The request >> Within the listing below, locate all lines containing the word "chart". Copy each one.

-- -- --

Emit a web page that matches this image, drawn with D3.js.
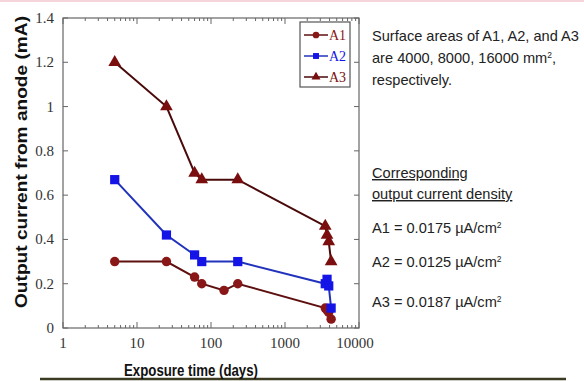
<!DOCTYPE html>
<html>
<head>
<meta charset="utf-8">
<script src="https://cdn.jsdelivr.net/npm/d3@7"></script>
<style>
  body { margin: 0; background: #fff; }
  svg { display: block; }
</style>
</head>
<body>
<div id="chart"></div>
<script>
// exposure days and currents (mA)
const a1Days = [5, 25, 60, 75, 150, 230, 3500, 3700, 3900, 4200];
const a1Current = [0.30, 0.30, 0.23, 0.20, 0.17, 0.20, 0.09, 0.08, 0.07, 0.04];
const a2Days = [5, 25, 60, 75, 230, 3500, 3700, 3900, 4200];
const a2Current = [0.67, 0.42, 0.33, 0.30, 0.30, 0.20, 0.22, 0.19, 0.09];
const a3Days = [5, 25, 60, 75, 230, 3500, 3700, 3900, 4200];
const a3Current = [1.20, 1.00, 0.70, 0.67, 0.67, 0.46, 0.42, 0.39, 0.30];

const xTicks = [1, 10, 100, 1000, 10000];
const yTicks = [0, 0.2, 0.4, 0.6, 0.8, 1, 1.2, 1.4];
const seriesNames = ['A1', 'A2', 'A3'];

const noteLines = ['Surface areas of A1, A2, and A3', 'are 4000, 8000, 16000 mm', 'respectively.'];
const densityLabels = ['A1 = 0.0175 \u00b5A/cm', 'A2 = 0.0125 \u00b5A/cm', 'A3 = 0.0187 \u00b5A/cm'];

const W = 584, H = 381;
const margin = { top: 18, right: 225, bottom: 53, left: 63 };
const width = W - margin.left - margin.right;
const height = H - margin.top - margin.bottom;

const svg = d3.select('#chart').append('svg')
    .attr('width', W)
    .attr('height', H);

// faint pink band on top and the dark rule at the bottom of the slide
svg.append('rect').attr('x', 0).attr('y', 0).attr('width', W).attr('height', 2).attr('fill', '#f6d4dc');
svg.append('line').attr('x1', 40).attr('x2', 566).attr('y1', 379).attr('y2', 379)
    .attr('stroke', '#3b3a22').attr('stroke-width', 2.5);

const g = svg.append('g').attr('transform', `translate(${margin.left},${margin.top})`);

const x = d3.scaleLog().domain([1, 10000]).range([0, width]);
const y = d3.scaleLinear().domain([0, 1.4]).range([height, 0]);

const axisColor = '#666';
const serif = '"Liberation Serif", "Times New Roman", serif';

// frame
g.append('rect').attr('width', width).attr('height', height)
    .attr('fill', 'none').attr('stroke', axisColor).attr('stroke-width', 1.2);

// minor + major log ticks on bottom and top
const minor = [];
for (let d = 1; d < 10000; d *= 10) {
    for (let k = 2; k < 10; k++) minor.push(d * k);
}
[0, height].forEach(function (yy) {
    const dir = yy === 0 ? 1 : -1;
    g.selectAll(null).data(minor).enter().append('line')
        .attr('x1', d => x(d)).attr('x2', d => x(d))
        .attr('y1', yy).attr('y2', yy + dir * 3)
        .attr('stroke', axisColor);
    g.selectAll(null).data(xTicks).enter().append('line')
        .attr('x1', d => x(d)).attr('x2', d => x(d))
        .attr('y1', yy).attr('y2', yy + dir * 6)
        .attr('stroke', axisColor);
});
// y ticks on left and right
[0, width].forEach(function (xx) {
    const dir = xx === 0 ? 1 : -1;
    g.selectAll(null).data(yTicks).enter().append('line')
        .attr('y1', d => y(d)).attr('y2', d => y(d))
        .attr('x1', xx).attr('x2', xx + dir * 5)
        .attr('stroke', axisColor);
});

g.selectAll('.xlab').data(xTicks).enter().append('text')
    .attr('class', 'xlab')
    .attr('x', d => x(d) - (d === 10000 ? 4 : 0))
    .attr('y', height + 20)
    .attr('text-anchor', 'middle')
    .style('font-family', serif).style('font-size', '15px').style('fill', '#333')
    .text(d => d);

g.selectAll('.ylab').data(yTicks).enter().append('text')
    .attr('class', 'ylab')
    .attr('x', -9)
    .attr('y', d => y(d) + 5)
    .attr('text-anchor', 'end')
    .style('font-family', serif).style('font-size', '15px').style('fill', '#333')
    .text(d => d);

// axis titles (narrow, tall bold font in the original)
svg.append('text')
    .attr('transform', 'translate(27,162) rotate(-90)')
    .attr('text-anchor', 'middle')
    .attr('textLength', 292).attr('lengthAdjust', 'spacingAndGlyphs')
    .style('font-family', 'Liberation Sans, Arial, sans-serif')
    .style('font-weight', 'bold').style('font-size', '16.5px').style('fill', '#111')
    .text('Output current from anode (mA)');

svg.append('text')
    .attr('x', 191).attr('y', 376)
    .attr('text-anchor', 'middle')
    .attr('textLength', 134).attr('lengthAdjust', 'spacingAndGlyphs')
    .style('font-family', 'Liberation Sans, Arial, sans-serif')
    .style('font-weight', 'bold').style('font-size', '16px').style('fill', '#111')
    .text('Exposure time (days)');

// series
const series = [
    { name: seriesNames[0], days: a1Days, vals: a1Current, fill: '#8a1717', line: '#5e1010', shape: d3.symbolCircle, size: 70 },
    { name: seriesNames[1], days: a2Days, vals: a2Current, fill: '#1414e6', line: '#2233bb', shape: d3.symbolSquare, size: 85 },
    { name: seriesNames[2], days: a3Days, vals: a3Current, fill: '#7a0e0e', line: '#4a0a0a', shape: d3.symbolTriangle, size: 70 }
];

const line = d3.line().x(d => x(d[0])).y(d => y(d[1]));

series.forEach(function (s) {
    const pts = s.days.map((d, i) => [d, s.vals[i]]);
    g.append('path').datum(pts)
        .attr('d', line)
        .attr('fill', 'none')
        .attr('stroke', s.line)
        .attr('stroke-width', 2);
    g.selectAll(null).data(pts).enter().append('path')
        .attr('transform', d => `translate(${x(d[0])},${y(d[1])})`)
        .attr('d', d3.symbol().type(s.shape).size(s.size))
        .attr('fill', s.fill);
});

// legend
const leg = svg.append('g').attr('transform', 'translate(300,22)');
leg.append('rect').attr('width', 50).attr('height', 65)
    .attr('fill', '#fff').attr('stroke', '#555').attr('stroke-width', 1.2);
series.forEach(function (s, i) {
    const ly = 13 + i * 21;
    leg.append('line').attr('x1', 4).attr('x2', 28).attr('y1', ly).attr('y2', ly)
        .attr('stroke', s.line).attr('stroke-width', 1.5);
    leg.append('path').attr('transform', `translate(16,${ly})`)
        .attr('d', d3.symbol().type(s.shape).size(35)).attr('fill', s.fill);
    leg.append('text').attr('x', 29).attr('y', ly + 5)
        .style('font-family', serif).style('font-size', '14px').style('fill', s.fill)
        .text(s.name);
});

// notes on the right
const sans = '"Liberation Sans", Arial, sans-serif';
const notes = svg.append('g').style('font-family', sans).style('font-size', '14.6px').style('fill', '#222');
noteLines.forEach(function (t, i) {
    const tx = notes.append('text').attr('x', 372).attr('y', 41 + i * 22).text(t);
    if (i === 1) {
        tx.append('tspan').attr('dy', -5).style('font-size', '8.5px').text('2');
        tx.append('tspan').attr('dy', 5).text(',');
    }
});
notes.append('text').attr('x', 372).attr('y', 178)
    .style('text-decoration', 'underline').text('Corresponding');
notes.append('text').attr('x', 372).attr('y', 199)
    .style('text-decoration', 'underline').text('output current density');
densityLabels.forEach(function (t, i) {
    const tx = notes.append('text').attr('x', 372).attr('y', [233, 267, 307][i]).text(t);
    tx.append('tspan').attr('dy', -5).style('font-size', '8.5px').text('2');
});
</script>
</body>
</html>
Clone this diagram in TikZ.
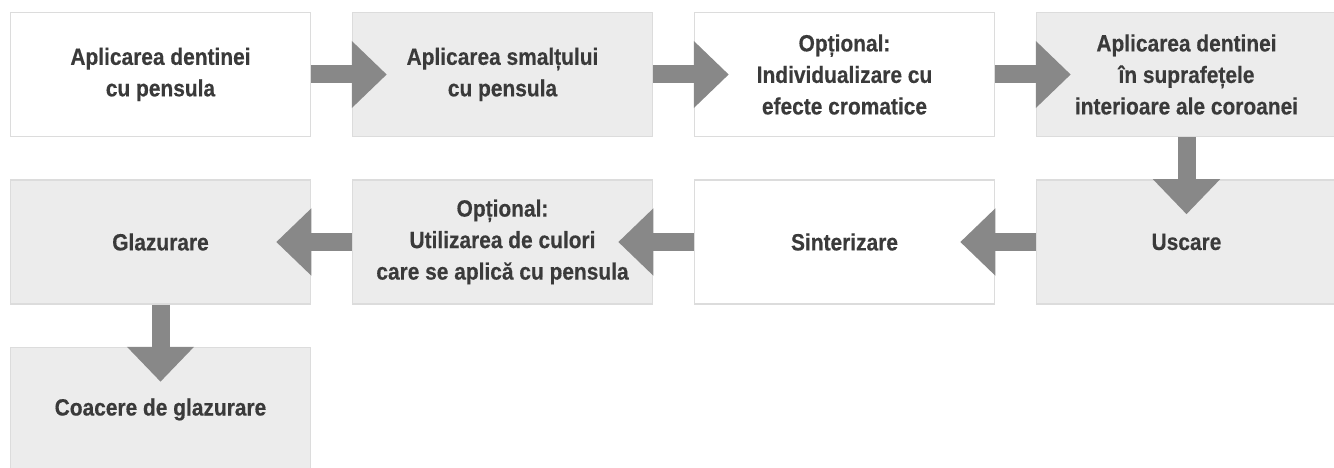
\documentclass[tikz,border=0pt]{standalone}
\usepackage{fontspec}
\newfontfamily\stepfont{Liberation Sans}[FakeStretch=0.89,BoldFeatures={FakeBold=0.4}]
\usetikzlibrary{arrows.meta}
\definecolor{boxgray}{HTML}{ECECEC}
\definecolor{edgegray}{HTML}{DCDCDC}
\definecolor{arrowgray}{HTML}{888888}
\definecolor{textgray}{HTML}{3A3A3A}
\tikzset{
  stepbox/.style={draw=edgegray, line width=1.5pt, fill=white, minimum width=300pt,
    minimum height=124pt, inner sep=0pt, align=center, text=textgray,
    font=\stepfont\bfseries\fontsize{23.5}{31.5}\selectfont},
  shadedbox/.style={stepbox, fill=boxgray},
  flow/.style={arrowgray, line width=18pt, -{Triangle[width=65pt,length=35pt]}}
}
\begin{document}
\begin{tikzpicture}[x=1pt,y=-1pt]
\clip (0,0) rectangle (1334,468);
% first row
\node[stepbox] (dentina) at (160.5,74.5) {Aplicarea dentinei\\cu pensula};
\node[shadedbox] (smalt) at (502.5,74.5) {Aplicarea smalțului\\cu pensula};
\node[stepbox] (efecte) at (844.5,74.5) {Opțional:\\Individualizare cu\\efecte cromatice};
\node[shadedbox] (interior) at (1186.5,74.5) {Aplicarea dentinei\\în suprafețele\\interioare ale coroanei};
% second row
\node[shadedbox] (uscare) at (1186.5,242) {Uscare};
\node[stepbox] (sinter) at (844.5,242) {Sinterizare};
\node[shadedbox] (culori) at (502.5,242) {Opțional:\\Utilizarea de culori\\care se aplică cu pensula};
\node[shadedbox] (glazura) at (160.5,242) {Glazurare};
% third row
\node[shadedbox] (coacere) at (160.5,409.5) {Coacere de glazurare};
% arrows
\draw[flow] (dentina.east) -- ([xshift=35pt]smalt.west);
\draw[flow] (smalt.east) -- ([xshift=35pt]efecte.west);
\draw[flow] (efecte.east) -- ([xshift=35pt]interior.west);
\draw[flow] (interior.south) -- ([yshift=-35pt]uscare.north);
\draw[flow] (uscare.west) -- ([xshift=-35pt]sinter.east);
\draw[flow] (sinter.west) -- ([xshift=-35pt]culori.east);
\draw[flow] (culori.west) -- ([xshift=-35pt]glazura.east);
\draw[flow] (glazura.south) -- ([yshift=-35pt]coacere.north);
\end{tikzpicture}
\end{document}
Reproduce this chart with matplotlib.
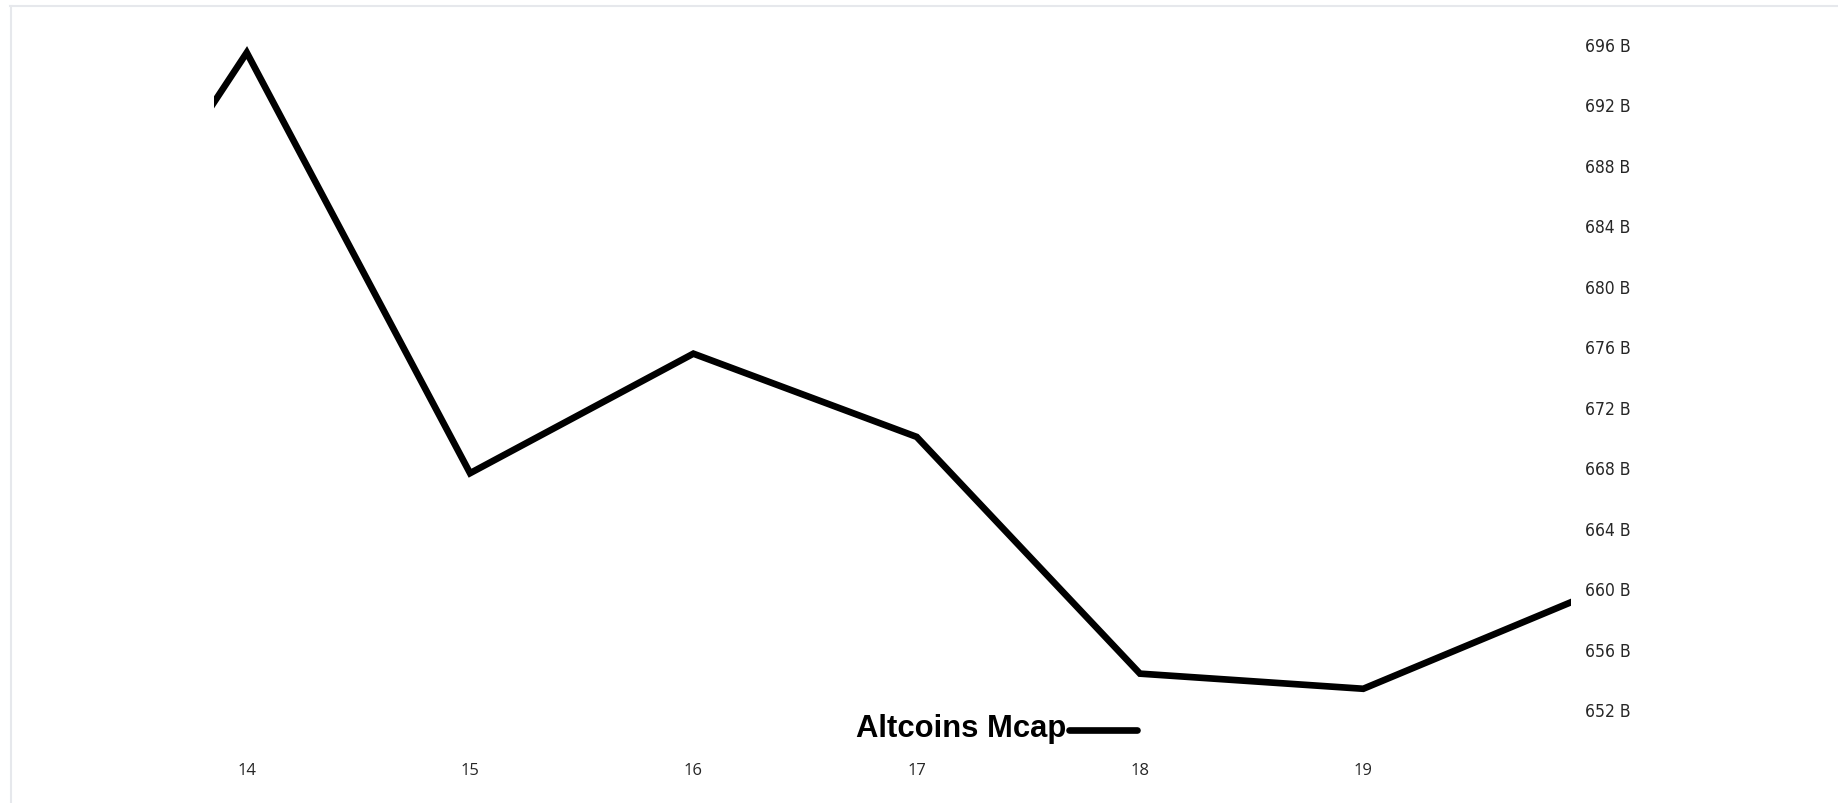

-- -- --

Full answer >>
<div id="chart"></div>
const svg = d3.select('#chart').append('svg')
Reproduce this chart with matplotlib.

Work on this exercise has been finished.